Nous souhaitons que l’apprentissage soit réservé aux formations où cela est pertinent d’un point de vue pédagogique, et supprimer progressivement les aides à l’embauche d’apprentis versées aux entreprises. Ces moyens seront intégralement destinés au financement des lycées professionnels. La création des centres de formation d’apprentis (CFA) devrait à nouveau être strictement encadrée. Les CFA d’entreprises prendront fin.
La taxe d’apprentissage a vu son fonctionnement, son assiette et sa répartition interne souvent modifiés. Avant 2019, une part de 23% de cette taxe (« hors quota) était destinée à la formation technologique et professionnelle hors apprentissage. Depuis 2019 et l’entrée en vigueur de la loi portée par Mme Pénicaud (n°2018-771 du 5 septembre 2018) et dite pour la liberté de choisir son avenir professionnel, seuls 13% de cette taxe d’apprentissage (« le solde ») financent les formations initiales technologiques et professionnelles hors apprentissage, l’affectation étant laissée au choix des entreprises.

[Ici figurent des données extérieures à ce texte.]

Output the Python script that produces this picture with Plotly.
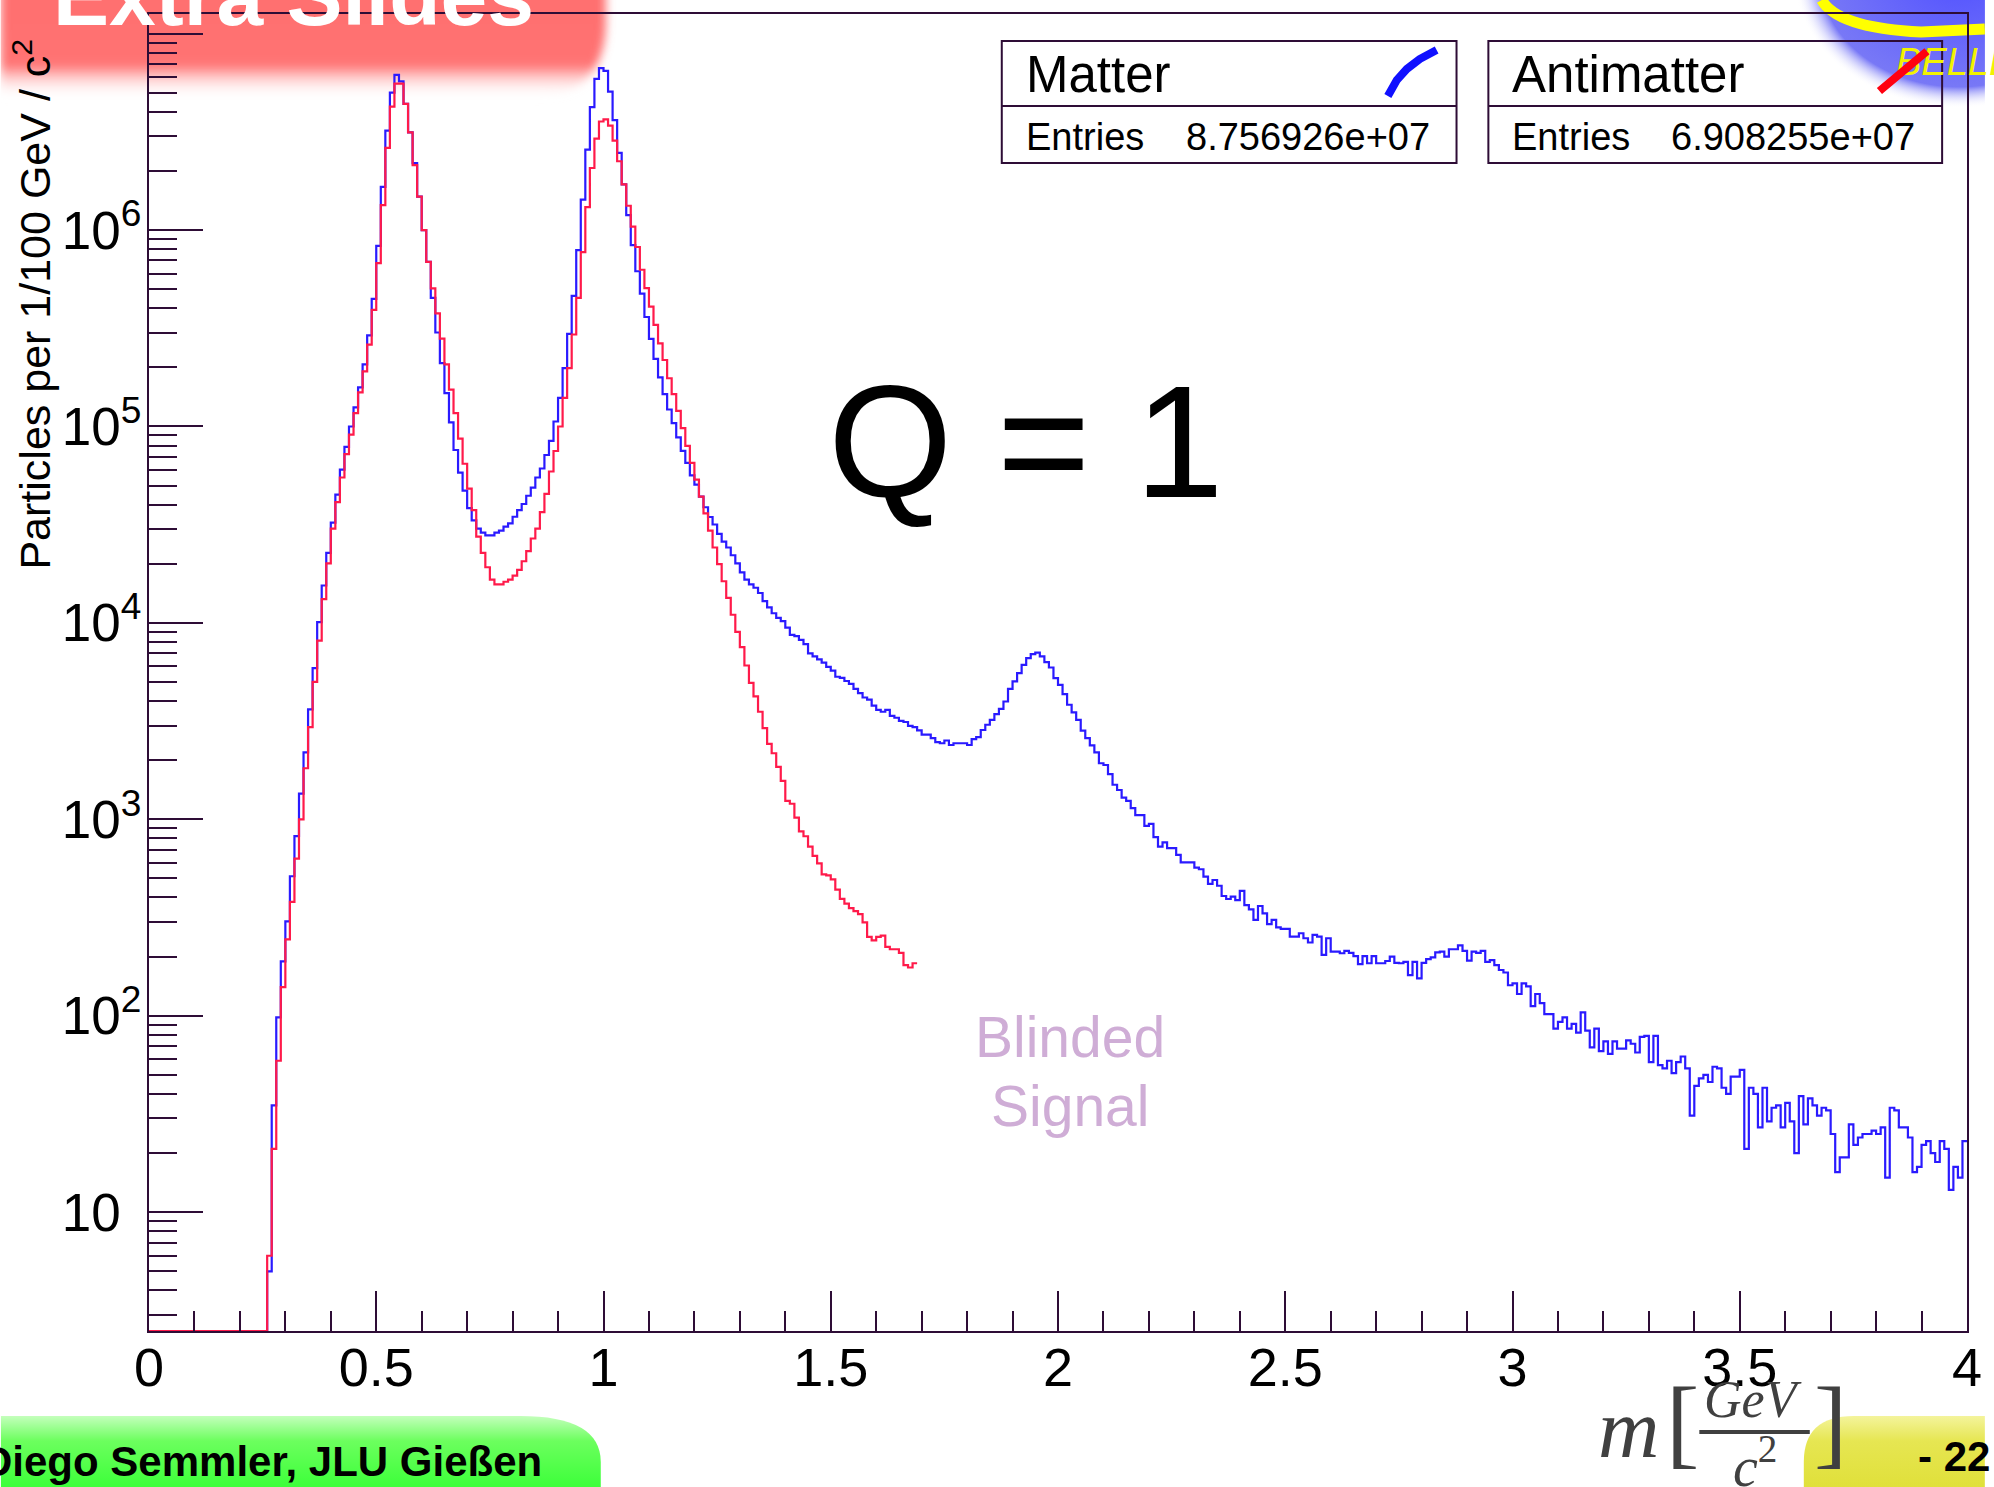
import base64
import math
import plotly.graph_objects as go

# ---------------- data ----------------
BIN_WIDTH = 0.01
X_MIN, X_MAX = 0.0, 4.0
FIRST_BIN = 0.26          # first bin with entries (both histograms)

# Matter (blue), counts per 0.01 GeV bin, bins starting at 0.26 ... 3.99
matter_counts = [
    5, 35, 98, 189,
    302, 513, 822, 1350, 2190, 3630, 5890, 10100, 15500, 22700,
    32400, 45000, 60300, 78700, 100000, 125000, 158000, 207000, 291000, 446000,
    830000, 1660000, 3210000, 5010000, 6170000, 5710000, 4390000, 3140000, 2190000, 1480000,
    1000000, 689000, 452000, 301000, 210000, 148000, 105000, 75900, 58200, 47200,
    38400, 33300, 30200, 28800, 27900, 27900, 28800, 29500, 30900, 32100,
    34700, 37500, 40300, 44400, 48800, 55000, 61100, 71600, 84500, 106000,
    140000, 198000, 296000, 462000, 791000, 1430000, 2570000, 4230000, 5890000, 6680000,
    6460000, 5070000, 3630000, 2470000, 1710000, 1190000, 839000, 617000, 475000, 361000,
    279000, 221000, 178000, 146000, 122000, 104000, 88100, 75200, 65200, 56400,
    50600, 43900, 38800, 34600, 31700, 28400, 25900, 24200, 22100, 20100,
    18100, 16600, 15700, 15100, 14200, 12900, 12000, 11200, 10600, 10200,
    9460, 8690, 8570, 8200, 7800, 7000, 6750, 6520, 6280, 5970,
    5710, 5320, 5250, 5060, 4890, 4610, 4390, 4170, 4070, 3790,
    3610, 3530, 3610, 3360, 3290, 3170, 3130, 2990, 2950, 2840,
    2700, 2700, 2590, 2470, 2440, 2520, 2390, 2440, 2440, 2440,
    2390, 2560, 2620, 2850, 3030, 3210, 3430, 3650, 3980, 4610,
    5040, 5550, 6120, 6610, 6930, 7060, 6750, 6310, 5930, 5240,
    4840, 4340, 3830, 3500, 3210, 2830, 2590, 2380, 2190, 1930,
    1890, 1700, 1500, 1410, 1290, 1240, 1140, 1050, 1050, 925,
    948, 811, 726, 764, 713, 713, 659, 604, 604, 604,
    568, 557, 511, 469, 491, 459, 407, 393, 404, 388,
    432, 366, 348, 308, 362, 332, 293, 308, 282, 277,
    277, 253, 253, 263, 248, 236, 258, 253, 204, 248,
    212, 212, 208, 214, 209, 201, 183, 201, 185, 201,
    185, 185, 190, 200, 186, 185, 188, 161, 188, 155,
    186, 194, 198, 210, 212, 200, 218, 218, 228, 214,
    191, 212, 209, 214, 188, 192, 181, 171, 166, 143,
    146, 129, 146, 141, 112, 129, 116, 102, 102, 86,
    93, 98, 86, 91, 82, 104, 84, 69, 86, 66,
    74, 64, 74, 68, 68, 75, 72, 65, 78, 79,
    58, 79, 56, 54, 59, 51, 58, 62, 54, 31,
    44, 48, 50, 46, 55, 54, 43, 40, 49, 49,
    53, 21, 43, 40, 27, 43, 29, 34, 35, 27,
    36, 29, 20, 39, 28, 38, 35, 31, 34, 33,
    25, 16, 19, 19, 28, 22, 24, 25, 25, 26,
    25, 27, 15, 34, 33, 27, 27, 24, 16, 17,
    22, 23, 20, 18, 23, 21, 13, 17, 15, 23,
]

# Antimatter (red), bins starting at 0.26 ... 1.68 (blinded above)
antimatter_counts = [
    6, 21, 59, 140,
    245, 380, 631, 1000, 1820, 2950, 5010, 8130, 13200, 20100,
    30200, 41200, 55000, 72300, 90800, 117000, 149000, 191000, 261000, 392000,
    679000, 1340000, 2620000, 4250000, 5570000, 5570000, 4390000, 3140000, 2140000, 1480000,
    1000000, 689000, 505000, 377000, 280000, 207000, 154000, 117000, 86700, 64600,
    48300, 37500, 27500, 22700, 19200, 16600, 15700, 15700, 16200, 16600,
    17400, 18600, 20600, 23200, 26900, 30200, 36600, 45400, 59000, 75000,
    100000, 140000, 198000, 294000, 452000, 773000, 1310000, 2070000, 2920000, 3570000,
    3660000, 3400000, 2850000, 2240000, 1710000, 1330000, 1040000, 820000, 628000, 506000,
    408000, 329000, 265000, 218000, 176000, 146000, 120000, 98200, 79600, 65200,
    53600, 43900, 36100, 29500, 24200, 19900, 16300, 13400, 11000, 9000,
    7520, 6070, 4950, 4230, 3530, 2910, 2420, 2170, 1850, 1570,
    1240, 1200, 1020, 869, 820, 726, 652, 597, 525, 518,
    495, 439, 394, 372, 353, 341, 329, 299, 252, 242,
    252, 256, 224, 218, 218, 209, 181, 176, 185,
]

assert len(matter_counts) == 374, len(matter_counts)
assert len(antimatter_counts) == 143, len(antimatter_counts)

series_names = ["Matter", "Antimatter"]
entries_text = ["8.756926e+07", "6.908255e+07"]

x_tick_vals = [0, 0.5, 1, 1.5, 2, 2.5, 3, 3.5, 4]
x_tick_text = ["0", "0.5", "1", "1.5", "2", "2.5", "3", "3.5", "4"]
y_tick_vals = [10, 100, 1e3, 1e4, 1e5, 1e6, 1e7]
y_tick_text = ["10<sup>\u2007</sup>", "10<sup>2</sup>", "10<sup>3</sup>", "10<sup>4</sup>",
               "10<sup>5</sup>", "10<sup>6</sup>", "10<sup>7</sup>"]
Y_LOG_RANGE = [0.395, 7.1]

# ---------------- styling ----------------
FIG_W, FIG_H = 1994, 1487
M_L, M_R, M_T, M_B = 149, 18, 14, 156
PW = FIG_W - M_L - M_R
PH = FIG_H - M_T - M_B
AX = "#2e0d36"
BLUE = "#2a1aff"
RED = "#ff1a4a"
SANS = "Liberation Sans, Arial, sans-serif"
SERIF = "Liberation Serif, Times New Roman, serif"


def xp(px):
    return (px - M_L) / PW


def yp(py):
    return (FIG_H - M_B - py) / PH


def hist_steps(counts, first_bin, floor):
    n_lead = int(round((first_bin - X_MIN) / BIN_WIDTH))
    vals = [0] * n_lead + list(counts)
    edges = [round(X_MIN + i * BIN_WIDTH, 4) for i in range(len(vals) + 1)]
    ys = [max(v, floor) for v in vals]
    ys.append(ys[-1])
    return edges, ys


floor = 10 ** Y_LOG_RANGE[0]
mx, my = hist_steps(matter_counts, FIRST_BIN, floor)
ax_, ay_ = hist_steps(antimatter_counts, FIRST_BIN, floor)

fig = go.Figure()
fig.add_trace(go.Scatter(x=mx, y=my, mode="lines", name=series_names[0],
                         line=dict(color=BLUE, width=2.2, shape="hv"), hoverinfo="skip"))
fig.add_trace(go.Scatter(x=ax_, y=ay_, mode="lines", name=series_names[1],
                         line=dict(color=RED, width=2.2, shape="hv"), hoverinfo="skip"))

minor_y = [k * 10 ** n for n in range(0, 8) for k in range(2, 10)
           if Y_LOG_RANGE[0] < math.log10(k * 10 ** n) < Y_LOG_RANGE[1]]

# ---------------- background decorations (banners, logo) ----------------
svg = f'''<svg xmlns="http://www.w3.org/2000/svg" width="{FIG_W}" height="{FIG_H}" viewBox="0 0 {FIG_W} {FIG_H}">
<defs>
<linearGradient id="rg" x1="0" y1="0" x2="0" y2="1">
<stop offset="0" stop-color="#ff6e6e"/><stop offset="0.7" stop-color="#ff7373"/>
<stop offset="1" stop-color="#ffffff" stop-opacity="0"/></linearGradient>
<filter id="bl" x="-10%" y="-20%" width="120%" height="140%"><feGaussianBlur stdDeviation="5"/></filter>
<linearGradient id="gg" x1="0" y1="0" x2="0" y2="1">
<stop offset="0" stop-color="#c4ffbc"/><stop offset="0.35" stop-color="#6cff5e"/>
<stop offset="1" stop-color="#3dff3a"/></linearGradient>
<linearGradient id="yg" x1="0" y1="0" x2="0" y2="1">
<stop offset="0" stop-color="#f4f49c"/><stop offset="0.35" stop-color="#e6e652"/>
<stop offset="1" stop-color="#e0e03a"/></linearGradient>
<radialGradient id="bg" cx="0.5" cy="0.5" r="0.5">
<stop offset="0" stop-color="#5252ff"/><stop offset="0.84" stop-color="#7878f6"/>
<stop offset="1" stop-color="#ffffff" stop-opacity="0"/></radialGradient>
</defs>
<path d="M0,-12 H608 V22 Q608,98 528,98 H0 Z" fill="url(#rg)" filter="url(#bl)"/>
<ellipse cx="1968" cy="-24" rx="166" ry="132" fill="url(#bg)"/>
<path d="M1830,0 Q1846,28 1930,32 L1994,29" stroke="#ffff00" stroke-width="11" fill="none"/>
<path d="M0,1416 H522 Q603,1416 603,1462 V1487 H0 Z" fill="url(#gg)"/>
<path d="M1994,1416 H1862 Q1812,1416 1812,1462 V1487 H1994 Z" fill="url(#yg)"/>
</svg>'''
svg_src = "data:image/svg+xml;base64," + base64.b64encode(svg.encode("utf-8")).decode("ascii")

# ---------------- annotations ----------------
ann = []


def text(s, px, py, size, color="black", family=SANS, xanchor="center", angle=0):
    ann.append(dict(text=s, x=xp(px), y=yp(py), xref="paper", yref="paper",
                    xanchor=xanchor, yanchor="middle", showarrow=False,
                    textangle=angle, font=dict(family=family, size=size, color=color)))


text("<b>Extra Slides</b>", 51, -4, 84, color="white", xanchor="left")
text("Particles per 1/100 GeV / c<sup>2</sup>", 31, 304, 43, angle=-90)
text("Q = 1", 1030, 441, 160)
text("Blinded", 1075, 1037, 57, color="#cfadd6")
text("Signal", 1075, 1106, 57, color="#cfadd6")
# stat boxes
box_left = [1006, 1495]
box_right = [1463, 1951]
for i in range(2):
    text(series_names[i], box_left[i] + 22, 75, 51, xanchor="left")
    text("Entries", box_left[i] + 22, 137, 38, xanchor="left")
    text(entries_text[i], box_right[i] - 25, 137, 38, xanchor="right")
text("<i>BELLE</i>", 1903, 62, 38, color="#f2f200", xanchor="left")
# red legend glyph drawn on top of the logo lettering
ann.append(dict(text="", x=xp(1888), y=yp(91), xref="paper", yref="paper",
                showarrow=True, arrowhead=0, arrowwidth=8, arrowcolor="#ff0010",
                ax=49, ay=-41, axref="pixel", ayref="pixel", standoff=0, startstandoff=0))
# x title
text("<i>m</i>", 1636, 1428, 85, color="#404040", family=SERIF)
text("[", 1690, 1422, 100, color="#404040", family=SERIF)
text("]", 1839, 1422, 100, color="#404040", family=SERIF)
text("<i>GeV</i>", 1761, 1399, 52, color="#404040", family=SERIF)
text("<i>c</i><sup>2</sup>", 1763, 1463, 56, color="#404040", family=SERIF)
# footers
text("<b>Diego Semmler, JLU Gießen</b>", 546, 1461, 42, xanchor="right")
text("<b>- 22</b>", 1925, 1457, 42, xanchor="left")

# ---------------- shapes ----------------
shapes = []
for i in range(2):
    shapes.append(dict(type="rect", xref="paper", yref="paper",
                       x0=xp(box_left[i]), x1=xp(box_right[i]), y0=yp(163), y1=yp(41),
                       line=dict(color=AX, width=2), fillcolor="rgba(0,0,0,0)"))
    shapes.append(dict(type="line", xref="paper", yref="paper",
                       x0=xp(box_left[i]), x1=xp(box_right[i]), y0=yp(106), y1=yp(106),
                       line=dict(color=AX, width=2)))


def ppath(pts):
    return "M" + " L".join(f"{xp(a):.5f},{yp(b):.5f}" for a, b in pts)


shapes.append(dict(type="path", xref="paper", yref="paper",
                   path=ppath([(1394, 96), (1403, 80), (1413, 69), (1426, 59), (1443, 50)]),
                   line=dict(color="#1010ff", width=8)))
# fraction bar of axis title
shapes.append(dict(type="line", xref="paper", yref="paper",
                   x0=xp(1707), x1=xp(1818), y0=yp(1432), y1=yp(1432),
                   line=dict(color="#404040", width=4)))

fig.update_layout(
    width=FIG_W, height=FIG_H, autosize=False,
    margin=dict(l=M_L, r=M_R, t=M_T, b=M_B, pad=0),
    paper_bgcolor="white", plot_bgcolor="rgba(0,0,0,0)",
    showlegend=False,
    xaxis=dict(range=[X_MIN, X_MAX], showline=True, linecolor=AX, linewidth=2, mirror=True,
               ticks="inside", ticklen=40, tickwidth=2, tickcolor=AX,
               tickmode="array", tickvals=x_tick_vals, ticktext=x_tick_text,
               tickfont=dict(family=SANS, size=54, color="black"),
               showgrid=False, zeroline=False, ticklabelstandoff=-12,
               minor=dict(ticks="inside", ticklen=20, tickwidth=2, tickcolor=AX,
                          dtick=0.1, tick0=0, showgrid=False)),
    yaxis=dict(type="log", range=Y_LOG_RANGE, showline=True, linecolor=AX, linewidth=2,
               mirror=True, ticks="inside", ticklen=54, tickwidth=2, tickcolor=AX,
               tickmode="array", tickvals=y_tick_vals, ticktext=y_tick_text,
               tickfont=dict(family=SANS, size=53, color="black"),
               showgrid=False, zeroline=False, ticklabelstandoff=-5,
               minor=dict(ticks="inside", ticklen=28, tickwidth=2, tickcolor=AX,
                          tickmode="array", tickvals=minor_y, showgrid=False)),
    images=[dict(source=svg_src, xref="paper", yref="paper", x=xp(0), y=yp(0),
                 sizex=FIG_W / PW, sizey=FIG_H / PH, xanchor="left", yanchor="top",
                 sizing="stretch", layer="below")],
    annotations=ann,
    shapes=shapes,
)

fig.write_html("out.html", config={"displayModeBar": False})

Nous proposons donc dans un premier temps, par cet amendement, que le solde de la taxe d'apprentissage soit réservé aux établissements publics. De plus, nous souhaitons supprimer le fait que les établissements destinataires de cette part de la taxe d’apprentissage soient désignés par les entreprises elles-mêmes. Chaque établissement est aujourd’hui mis en concurrence et doit solliciter les entreprises de son secteur.
Le financement de l’enseignement professionnel ne doit pas être asservi aux règles du marché.